The majority of Coriolanus was filmed in Serbia. If you read the credits, most of the non-speaking roles are filled with names ending in ‘vic’. It is somewhat ironic as Coriolanus details strife between the Romans and the Volsces. The industrial look found in most Serbian films is found here as well but it works quite well in context.

Fiennes’ direction is assured. Cinematography is excellent. Action sequences are exciting and Shakespeare’s marvelous language survives intact. This is the counterpoint to Taymor’s dreadfully campy Titus Andronicus.

Coriolanus has been on Netflix for a while so catch it before it disappears.


Red – Seeing Red week

I am not now nor have I ever been a communist but this is Seeing Red week. Red is currently available on instant Netflix.

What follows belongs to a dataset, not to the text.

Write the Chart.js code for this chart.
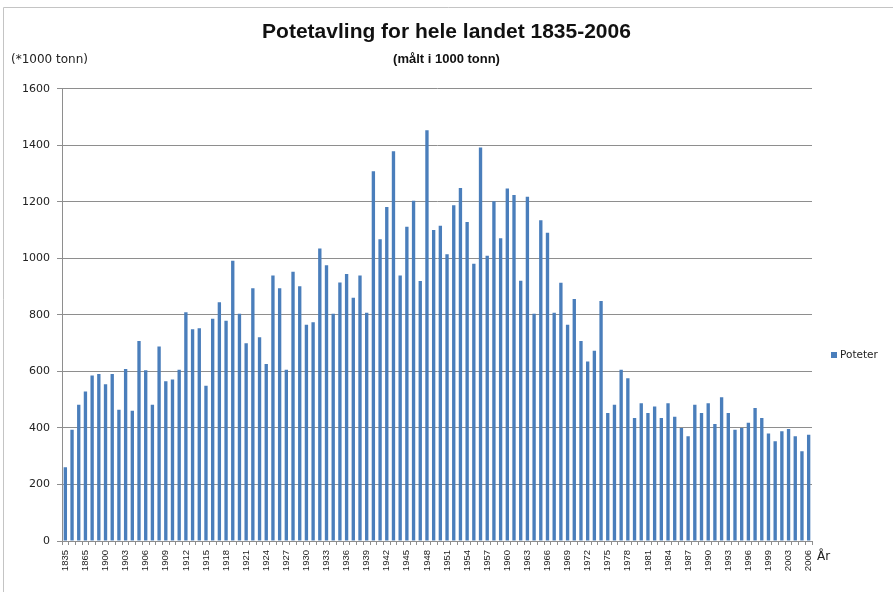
<!DOCTYPE html>
<html>
<head>
<meta charset="utf-8">
<script src="https://cdn.jsdelivr.net/npm/chart.js@4"></script>
<style>
    body { margin: 0; background: #fff; }
    #wrap { width: 893px; height: 592px; }
</style>
</head>
<body>
<div id="wrap"><canvas id="potet-chart" width="893" height="592"></canvas></div>
<script>
// ===== DATA =====
const years = [
    '1835', '1845', '1855', '1865', '1875', '1890',
    '1900', '1901', '1902', '1903', '1904', '1905', '1906', '1907', '1908', '1909',
    '1910', '1911', '1912', '1913', '1914', '1915', '1916', '1917', '1918', '1919',
    '1920', '1921', '1922', '1923', '1924', '1925', '1926', '1927', '1928', '1929',
    '1930', '1931', '1932', '1933', '1934', '1935', '1936', '1937', '1938', '1939',
    '1940', '1941', '1942', '1943', '1944', '1945', '1946', '1947', '1948', '1949',
    '1950', '1951', '1952', '1953', '1954', '1955', '1956', '1957', '1958', '1959',
    '1960', '1961', '1962', '1963', '1964', '1965', '1966', '1967', '1968', '1969',
    '1970', '1971', '1972', '1973', '1974', '1975', '1976', '1977', '1978', '1979',
    '1980', '1981', '1982', '1983', '1984', '1985', '1986', '1987', '1988', '1989',
    '1990', '1991', '1992', '1993', '1994', '1995', '1996', '1997', '1998', '1999',
    '2001', '2002', '2003', '2004', '2005', '2006'
];

// harvest in 1000 tonn
const poteter = [
    261, 394, 482, 529, 586, 591,
    555, 591, 464, 609, 461, 708, 604, 482, 688, 565,
    571, 606, 809, 749, 753, 549, 786, 845, 779, 992,
    804, 700, 894, 721, 626, 939, 894, 606, 953, 901,
    765, 774, 1035, 976, 804, 915, 945, 861, 939, 808,
    1308, 1068, 1182, 1379, 939, 1112, 1204, 920, 1453, 1100,
    1115, 1015, 1188, 1249, 1129, 981, 1392, 1009, 1202, 1071,
    1247, 1224, 921, 1218, 804, 1135, 1091, 808, 914, 765,
    856, 708, 635, 673, 849, 453, 482, 606, 576, 435,
    487, 453, 476, 435, 487, 440, 400, 371, 482, 453,
    487, 414, 509, 453, 394, 400, 418, 471, 435, 380,
    353, 388, 396, 371, 318, 376
];

const yTicks = [0, 200, 400, 600, 800, 1000, 1200, 1400, 1600];

const BAR_BLUE = '#4a7ebb';
const GRID_GREY = '#8e8e8e';

// ===== EXTRA TEXT (unit, axis name, legend) =====
const extrasPlugin = {
    id: 'extras',
    afterDraw(chart) {
        const ctx = chart.ctx;
        ctx.save();
        // thin frame, top and left like the original
        ctx.strokeStyle = '#c4c4c4';
        ctx.lineWidth = 1;
        ctx.beginPath();
        ctx.moveTo(3.5, 592);
        ctx.lineTo(3.5, 7.5);
        ctx.lineTo(893, 7.5);
        ctx.stroke();

        ctx.fillStyle = '#222';
        ctx.textBaseline = 'middle';
        ctx.textAlign = 'left';
        ctx.font = '12px "DejaVu Sans"';
        ctx.fillText('(*1000 tonn)', 11, 60);

        ctx.fillText('År', 817, 557);

        // legend
        ctx.fillStyle = BAR_BLUE;
        ctx.fillRect(831, 352, 6, 6);
        ctx.fillStyle = '#222';
        ctx.font = '10.5px "DejaVu Sans"';
        ctx.fillText('Poteter', 840, 355.5);
        ctx.restore();
    }
};

const ctx = document.getElementById('potet-chart').getContext('2d');

new Chart(ctx, {
    type: 'bar',
    data: {
        labels: years,
        datasets: [{
            label: 'Poteter',
            data: poteter,
            backgroundColor: BAR_BLUE,
            borderWidth: 0,
            categoryPercentage: 1,
            barPercentage: 0.5
        }]
    },
    options: {
        responsive: false,
        animation: false,
        layout: {
            padding: 0
        },
        plugins: {
            legend: { display: false },
            tooltip: { enabled: false },
            title: {
                display: true,
                text: 'Potetavling for hele landet 1835-2006',
                color: '#111',
                font: { family: '"Liberation Sans"', size: 21, weight: 'bold', lineHeight: 1.2 },
                padding: { top: 20, bottom: 3 }
            },
            subtitle: {
                display: true,
                text: '(målt i 1000 tonn)',
                color: '#111',
                font: { family: '"Liberation Sans"', size: 13, weight: 'bold', lineHeight: 1.2 },
                padding: { top: 3, bottom: 22 }
            }
        },
        scales: {
            x: {
                grid: {
                    display: true,
                    drawOnChartArea: false,
                    drawTicks: true,
                    tickLength: 4,
                    color: GRID_GREY,
                    offset: true
                },
                border: { display: true, color: GRID_GREY },
                ticks: {
                    autoSkip: false,
                    maxRotation: 90,
                    minRotation: 90,
                    padding: 5,
                    color: '#222',
                    font: { family: '"Liberation Sans"', size: 9.5 },
                    callback: function(value, index) {
                        return index % 3 === 0 ? this.getLabelForValue(value) : '';
                    }
                },
                afterFit(scale) { scale.height = 51; }
            },
            y: {
                min: 0,
                max: 1600,
                afterBuildTicks(scale) {
                    scale.ticks = yTicks.map(v => ({ value: v }));
                },
                grid: {
                    color: GRID_GREY,
                    tickLength: 5,
                    drawTicks: true
                },
                border: { display: true, color: GRID_GREY },
                ticks: {
                    padding: 7,
                    color: '#222',
                    font: { family: '"DejaVu Sans"', size: 11 },
                    callback: value => String(value)
                },
                afterFit(scale) { scale.width = 62; }
            },
            // empty strip on the right where the legend sits
            legendSpace: {
                position: 'right',
                min: 0,
                max: 1600,
                grid: { display: false },
                border: { display: false },
                ticks: { display: false },
                afterFit(scale) { scale.width = 81; }
            }
        }
    },
    plugins: [extrasPlugin]
});
</script>
</body>
</html>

WATCH: Red (2007) – Rated R for violence and language.

“When it becomes apparent that the three teenage miscreants who murdered his dearly loved dog, Red, wont be held accountable for their senseless deed, the normally reclusive and affable Avery Ludlow (Brian Cox) resolves to take matters into his own hands. Trygve Diesen and Lucky McKee direct this disquieting thriller that also stars Tom Sizemore, Robert Englund, Richard Riehle, Noel Fisher and Amanda Plummer.”

“I learned one thing during the war: that you fight with whatever you have got, whatever you can lay your hands on… and you never stop. The minute you do, that is the minute the world rolls right over you.”

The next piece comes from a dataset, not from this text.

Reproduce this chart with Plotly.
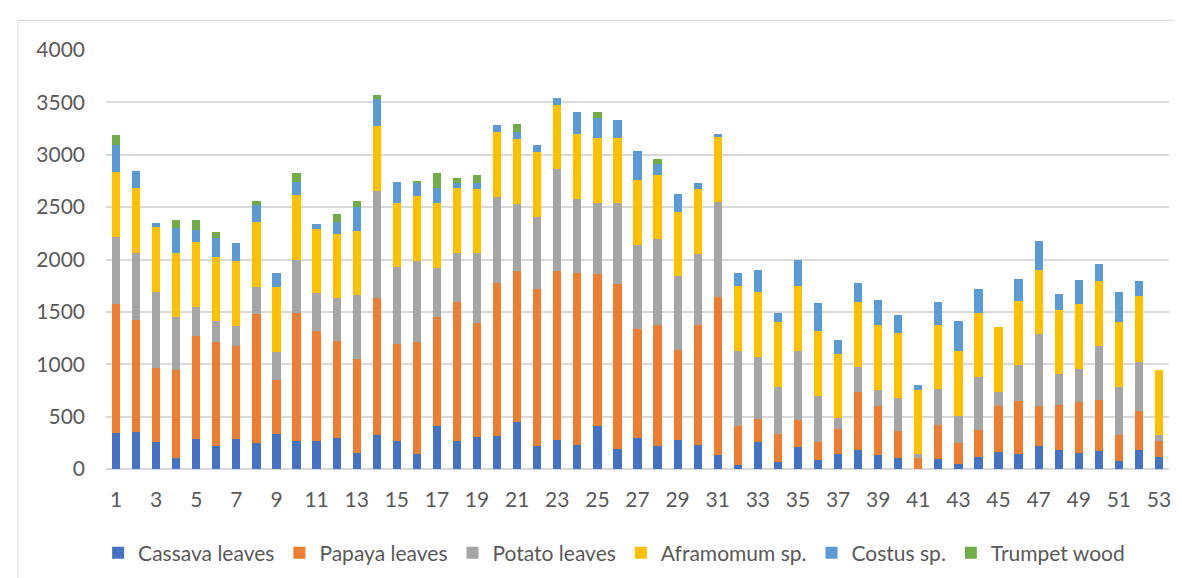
import plotly.graph_objects as go

categories = [str(i) for i in range(1, 54)]

cassava = [343, 349, 261, 107, 286, 223, 286, 252, 333, 264, 264, 296, 154, 327, 267, 145, 409, 264,
           305, 314, 447, 220, 274, 226, 409, 189, 296, 220, 277, 233, 135, 41, 261, 69, 214, 88,
           145, 186, 138, 101, 0, 91, 50, 119, 167, 148, 220, 186, 151, 173, 79, 186, 113]
papaya = [1236, 1072, 708, 836, 981, 988, 890, 1232, 519, 1230, 1054, 930, 896, 1305, 925, 1066, 1038, 1333,
          1091, 1463, 1440, 1503, 1613, 1645, 1456, 1578, 1037, 1151, 858, 1138, 1503, 374, 217, 264, 255, 170,
          239, 547, 463, 264, 107, 327, 202, 258, 437, 500, 384, 427, 491, 487, 242, 367, 157]
potato = [638, 642, 723, 504, 277, 198, 192, 258, 267, 506, 358, 409, 607, 1025, 739, 776, 471, 463,
          664, 824, 645, 686, 975, 711, 676, 774, 809, 821, 705, 682, 912, 711, 591, 453, 660, 443,
          107, 245, 151, 314, 38, 346, 254, 497, 132, 343, 682, 290, 317, 516, 462, 469, 54]
aframomum = [619, 619, 619, 613, 620, 613, 613, 616, 620, 616, 613, 613, 617, 620, 613, 617, 617, 619,
             616, 619, 616, 613, 613, 616, 616, 616, 613, 619, 613, 617, 620, 619, 620, 617, 616, 617,
             610, 613, 619, 620, 613, 613, 620, 613, 616, 616, 613, 616, 617, 616, 616, 629, 619]
costus = [261, 167, 38, 239, 113, 186, 173, 158, 135, 123, 54, 110, 232, 251, 195, 126, 151, 47,
          54, 66, 72, 72, 63, 208, 198, 176, 283, 98, 170, 60, 31, 126, 214, 88, 255, 270,
          129, 183, 239, 173, 41, 221, 289, 227, 0, 204, 274, 151, 229, 161, 293, 145, 0]
trumpet = [89, 0, 0, 75, 100, 53, 0, 47, 0, 88, 0, 79, 51, 41, 0, 22, 138, 48,
           78, 0, 73, 0, 0, 0, 51, 0, 0, 50, 0, 0, 0, 0, 0, 0, 0, 0,
           0, 0, 0, 0, 0, 0, 0, 0, 0, 0, 0, 0, 0, 0, 0, 0, 0]

series_names = ["Cassava leaves", "Papaya leaves", "Potato leaves", "Aframomum sp.", "Costus sp.", "Trumpet wood"]
series_values = [cassava, papaya, potato, aframomum, costus, trumpet]
colors = ["#4472C4", "#ED7D31", "#A5A5A5", "#FFC000", "#5B9BD5", "#70AD47"]

tick_labels = [str(i) for i in range(1, 54, 2)]
y_ticks = list(range(0, 4001, 500))

FONT = "Lato"
TXT = "#595959"

fig = go.Figure()
for name, vals, col in zip(series_names, series_values, colors):
    fig.add_trace(go.Bar(x=categories, y=vals, name=name, marker=dict(color=col, line=dict(width=0))))

fig.update_layout(
    barmode="stack",
    bargap=0.59,
    width=1182,
    height=578,
    margin=dict(l=98, r=21, t=42, b=113),
    paper_bgcolor="white",
    plot_bgcolor="white",
    font=dict(family=FONT, size=21, color=TXT),
    legend=dict(orientation="h", x=0.478, xanchor="center", y=-0.201, yanchor="middle",
                font=dict(family=FONT, size=21, color=TXT), traceorder="normal"),
    xaxis=dict(type="category", tickmode="array", tickvals=tick_labels, ticktext=tick_labels,
               showgrid=False, showline=False, ticks="", ticklabelstandoff=16,
               tickfont=dict(family=FONT, size=21, color=TXT)),
    yaxis=dict(range=[0, 4000], tickmode="array", tickvals=y_ticks, showgrid=True,
               gridcolor="#d9d9d9", gridwidth=1.5, zeroline=True, zerolinecolor="#d9d9d9",
               zerolinewidth=1.5, showline=False, ticks="", ticklabelstandoff=20,
               tickfont=dict(family=FONT, size=21, color=TXT)),
    shapes=[dict(type="rect", xref="paper", yref="paper", x0=-0.0828, x1=1.2, y0=-0.5, y1=1.0709,
                 line=dict(color="#d9d9d9", width=1), fillcolor="rgba(0,0,0,0)", layer="below")],
)

fig.write_html("out.html")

First let me say that I have not read any of the Jack Ketchum novels. From what I have seen of the movie versions of The Lost and The Girl Next Door, Ketchum seems to specialize in all the ugliness of the world. Cannibalism, child abuse, rape – everything that makes me feel uncomfortable.

I can certainly see the market in this. These are topics that are way scarier than the Stephen King stories I love because they can really happen. On the other hand a huge part of why I love horror, fantasy, and science fiction so much is because it is not possible (or not possible yet for science fiction). This is much the same as how you can enjoy a rollercoaster (the illusion of danger without actual danger) but not a runaway car with no brakes.

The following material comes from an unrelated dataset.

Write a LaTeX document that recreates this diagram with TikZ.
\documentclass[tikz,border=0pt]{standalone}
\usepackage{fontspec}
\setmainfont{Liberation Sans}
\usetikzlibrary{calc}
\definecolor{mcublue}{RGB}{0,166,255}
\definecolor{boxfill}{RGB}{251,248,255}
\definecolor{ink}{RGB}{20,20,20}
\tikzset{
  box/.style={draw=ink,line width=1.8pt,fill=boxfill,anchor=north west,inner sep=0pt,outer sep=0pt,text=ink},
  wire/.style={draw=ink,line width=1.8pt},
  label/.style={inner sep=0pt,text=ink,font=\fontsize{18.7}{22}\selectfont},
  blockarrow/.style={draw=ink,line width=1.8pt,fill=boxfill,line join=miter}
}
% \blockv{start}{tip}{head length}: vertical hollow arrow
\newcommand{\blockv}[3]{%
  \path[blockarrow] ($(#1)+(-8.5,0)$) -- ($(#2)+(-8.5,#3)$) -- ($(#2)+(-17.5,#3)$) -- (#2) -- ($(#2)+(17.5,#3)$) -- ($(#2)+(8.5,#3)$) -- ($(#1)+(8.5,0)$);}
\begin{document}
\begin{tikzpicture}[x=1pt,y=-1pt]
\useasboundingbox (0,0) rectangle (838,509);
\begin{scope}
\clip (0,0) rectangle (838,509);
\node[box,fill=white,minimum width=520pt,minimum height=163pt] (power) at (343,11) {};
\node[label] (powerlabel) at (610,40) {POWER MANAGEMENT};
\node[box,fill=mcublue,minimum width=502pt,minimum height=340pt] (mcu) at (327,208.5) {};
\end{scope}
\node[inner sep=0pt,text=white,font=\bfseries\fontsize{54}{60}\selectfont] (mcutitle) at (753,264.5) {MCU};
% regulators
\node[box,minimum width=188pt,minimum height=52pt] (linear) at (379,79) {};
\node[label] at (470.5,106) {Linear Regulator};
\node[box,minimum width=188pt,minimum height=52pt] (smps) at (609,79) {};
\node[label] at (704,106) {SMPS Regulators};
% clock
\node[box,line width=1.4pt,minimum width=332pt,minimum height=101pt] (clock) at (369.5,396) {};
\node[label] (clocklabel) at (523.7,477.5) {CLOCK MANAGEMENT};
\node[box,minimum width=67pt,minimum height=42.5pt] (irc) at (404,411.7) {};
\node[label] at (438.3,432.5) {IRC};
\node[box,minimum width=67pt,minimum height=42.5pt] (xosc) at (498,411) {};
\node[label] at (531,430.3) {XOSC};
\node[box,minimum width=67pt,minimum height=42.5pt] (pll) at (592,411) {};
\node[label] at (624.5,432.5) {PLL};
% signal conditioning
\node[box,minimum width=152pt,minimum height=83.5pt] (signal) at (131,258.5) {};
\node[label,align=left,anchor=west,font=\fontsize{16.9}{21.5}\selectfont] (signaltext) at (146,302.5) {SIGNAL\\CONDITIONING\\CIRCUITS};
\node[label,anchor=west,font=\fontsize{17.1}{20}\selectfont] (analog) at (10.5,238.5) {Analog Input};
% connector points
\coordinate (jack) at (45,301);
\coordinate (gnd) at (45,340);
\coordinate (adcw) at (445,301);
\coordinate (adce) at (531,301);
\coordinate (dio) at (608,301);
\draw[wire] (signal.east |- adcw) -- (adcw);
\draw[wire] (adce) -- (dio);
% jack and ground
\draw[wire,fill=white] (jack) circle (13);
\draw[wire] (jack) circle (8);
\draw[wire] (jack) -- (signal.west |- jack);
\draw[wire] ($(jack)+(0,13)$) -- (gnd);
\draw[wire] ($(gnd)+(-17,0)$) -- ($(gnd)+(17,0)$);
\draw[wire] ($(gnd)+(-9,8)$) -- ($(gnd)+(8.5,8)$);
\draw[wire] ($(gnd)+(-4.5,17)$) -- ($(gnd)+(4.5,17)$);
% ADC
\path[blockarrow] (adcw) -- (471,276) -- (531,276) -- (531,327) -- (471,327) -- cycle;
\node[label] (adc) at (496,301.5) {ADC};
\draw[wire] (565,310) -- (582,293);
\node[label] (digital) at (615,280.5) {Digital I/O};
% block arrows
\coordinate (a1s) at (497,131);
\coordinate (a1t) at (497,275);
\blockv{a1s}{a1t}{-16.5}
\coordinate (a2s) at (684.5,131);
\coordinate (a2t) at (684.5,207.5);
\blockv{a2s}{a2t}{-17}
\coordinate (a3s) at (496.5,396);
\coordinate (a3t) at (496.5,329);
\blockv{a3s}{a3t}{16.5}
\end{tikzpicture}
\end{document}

The advantage of the Ketchum tales is that they seem firmly rooted in realism. Suspension of disbelief is not hard because the background to the stories is true. The Girl Next Door is a good film but it is not a pleasant one.

Lucky McKee was originally hired to film this adaptation but was fired after a few weeks (reason not given) and replaced with Trygve Allister Diesen. At the same time Angela Bettis was replaced as Carrie with Kim Dickens. Both Lucky McKee and Trygve Allister Diesen are given credit as director. Trygve is also a producer on Red.

Red works so well because of Brian Cox. He is a great character actor but almost always only has small parts (X-Men 2, The Ring, The Bourne movies). Here he has to carry the whole film on his shoulders. He does a marvelous job. He has to convey determination, fear, anguish, bravery, and bewilderment and manages all of them.

Robert Englund and Amanda Plummer are excellent in very straight roles. They do a very admirable job of avoiding the camp that is usually present in their roles. It is actually a shame that their roles are so brief.

Tom Sizemore does a fine job as Mr. McCormack but it is his normal role. He can sleepwalk through a sleazy role so well that that seems like all he is given any more. His real life antics often amusingly reflect those of some of his characters.

I recommend this grim little revenge thriller for both the realism and the leading performance by Brian Cox. The climax is a little anti-climactic and rushed but overall the film is well done and the portion of the denouement that is not telegraphed is very well-handled.

People Watch: Mrs. McCormack is played by Ashley Laurence. Ashley was Kirsty in Hellraiser, Hellbound: Hellraiser II, and the more recent straight-to-video Hellraiser: Hellseeker.

People Watch 2: Did you know that Brian Cox played Dr. Hannibal Lecter/Lecktor long before Anthony Hopkins? Cox has a supporting role as Lecter in Manhunter.